Une nouvelle grogne populaire contre Bachar al-Assad…

Nabil El Bousaadi

«La Syrie est pour nous et pas pour la famille Assad» scandaient, à l’unisson, et pour dénoncer leurs piètres conditions de vie dans un pays dévasté par neuf années d’une guerre sans merci, des dizaines de personnes rassemblées, ce dimanche, dans les rues de Soueïda, une ville druze du sud-ouest du pays tombée il y a deux ans entre les mains du régime après avoir été le berceau de la révolution anti-Assad.

Ainsi, alors que cette semaine marque le 20ème anniversaire de l’arrivée de Bachar al-Assad à la tête de la Syrie, ce dernier se trouve dans l’impossibilité de célébrer son bilan d’abord à cause de cette guerre dévastatrice qui dure depuis neuf ans puis à cause de la révolte qui gronde au sein même de son propre clan.

A Idleb, tombée entre les mains des jihadistes, la population dépend, dans sa grande majorité, de l’aide humanitaire pour survivre.
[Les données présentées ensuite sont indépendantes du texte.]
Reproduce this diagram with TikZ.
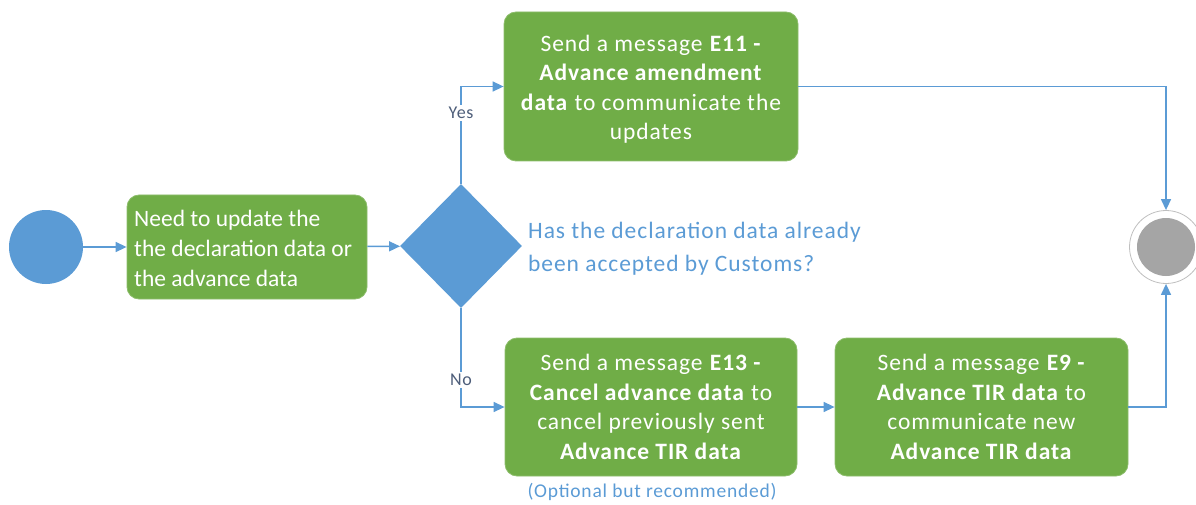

Aussi,  l’envolée du prix du pain a-t-elle fait sortir dans la rue plusieurs centaines d’habitants criant «A bas Bachar al-Assad!» et «Révolution, Liberté, Justice sociale!»; des slogans qui rappellent ceux du soulèvement de 2011 qui, après avoir été réprimé dans le sang, a déclenché cette guerre qui a fait, jusqu’à  présent, plus de 380.000 morts.

Un peu plus au nord, à Bennich, une localité contrôlée par des rebelles pro-Ankara, les commerces privilégient la livre turque à la monnaie nationale qui n’a plus aucune valeur à leurs yeux.

Fragilisée par la crise financière qui frappe le Liban voisin, la Syrie a, très rapidement, vu sa monnaie dégringoler à un rythme effréné si bien que ce mercredi, le dollar valait près de 3.000 livres syrienne soit quatre fois le taux officiel fixé par la Banque centrale à 700 livres en mars dernier alors qu’avant la guerre, le dollar valait 47 livres.

Ainsi, selon le Programme alimentaire mondial (PAM), 9,3 millions de syriens souffriraient d’une insécurité alimentaire alors que, depuis mai 2019, les prix des denrées alimentaires de première nécessité auraient subi une hausse de 133%.

Pour certains analystes, la dégringolade de la livre syrienne trouverait sa raison, d’une part, dans l’inquiétude suscitée par l’entrée en vigueur, le 15 juin prochain, des «sanctions américaines» et, d’autre part, par la disgrâce inattendue dans laquelle est tombé Rami Makhlouf, cousin du président et homme d’affaires le plus fortuné du pays.

Après avoir fait fortune à la tête du premier opérateur syrien et élargi son empire au point de devenir le principal financier du régime et de la guerre dans laquelle est plongé le pays depuis 2011 avec un empire qui s’étend des télécoms à l’immobilier en passant par le BTP et le commerce du pétrole, ce dernier est tombé en disgrâce et plusieurs cadres dirigeants de son groupe auraient même été arrêtés ces derniers jours.

En neuf années de guerre, tous les secteurs qu’ils soient agricoles, industriels ou autres, sont à terre et le seul ayant encore le vent en poupe reste celui de la contrebande puisque Washington veille scrupuleusement à sanctionner tout pays qui s’aviserait à commercer avec Damas ; ce qui, d’un autre côté,  retarde d’autant la reconstruction du pays.

Obligés d’importer tout ce qu’ils consomment alors même qu’ils sont soumis aux « sanctions » de Washington, les syriens n’ont donc aucune autre alternative que celle d’emprunter les voies de la contrebande et, bien entendu, celles de la corruption à telle enseigne qu’un rapport de l’ONG Transparency International, fait de la Syrie le deuxième pays le plus corrompu au monde.

Entre d’un côté la crise sanitaire mondiale du coronavirus et de l’autre une sérieuse crise économique avec dévaluation de la monnaie, inflation et, par conséquent, «explosion» des prix des produits de première nécessité en un moment où le confinement ne permet pas aux millions de syriens de la diaspora de faire parvenir à leurs proches l’aide financière qu’ils avaient coutume de leur adresser, la population syrienne restée au pays souffre d’une telle insécurité alimentaire que se dessinent, encore une fois, les contours d’une grande révolte populaire. Le régime de Bachar pourra-t-il la museler? Attendons pour voir.